Silver Reed ribber manuals have directions for “Drive Lace” which is a patterned version of drop stitch with the main knitting on the ribber bed and the main bed (MB) used to select needles by punch card or electronics. In that case, the MB needles are released with a special little carriage, which, in the interest of time and space, I will show you in another post.

In this video, I brought groups of 5 needles on the ribber bed into work for a number of rows and then released the stitches from their needles to form squarish open areas in the fabric. However, if you began with 1 needle and then every two rows added one on each side of it; then dropped one at each side until back to a single stitch, you could easily create diamonds.
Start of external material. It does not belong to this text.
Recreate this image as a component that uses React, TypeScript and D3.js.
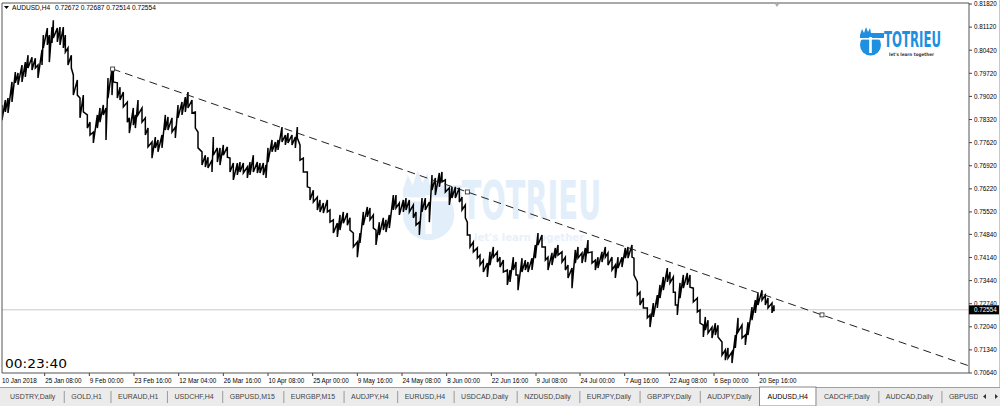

The carriages were much easier to push across the beds when I brought every-other-needle (EON) to work on the ribber bed than they were with full needle rib (FNR), but in the final fabric it is hard to tell one needle arrangement from the other because of the way the excess length is absorbed into the main bed stitches. You could also allow just every 10th (for ex) needle to knit for a vertical pattern. The possibilities are endless.

Purl side of Condo Stitch

The needle arrangement for condo stitch is FNR, but the ribber carriage knits in one direction and slips in the other, which means that the main bed stitch size must be suitable for stockinet, every other row-or slightly smaller than stockinet. I especially like the way this fabric looks on the purl side where you can plainly see huge rows alternating with much smaller rows. In hand knitting, this is accomplished by using two mismatched needles that differ greatly in size.

Apart from the decorative uses for drop stitch, it is great for producing rows (or groups) of huge stitches for various hand-manipulated stitches that require larger stitches than the carriage alone can produce. It is also the best way I know to knit stitches large enough for a loose, non-binding bind off!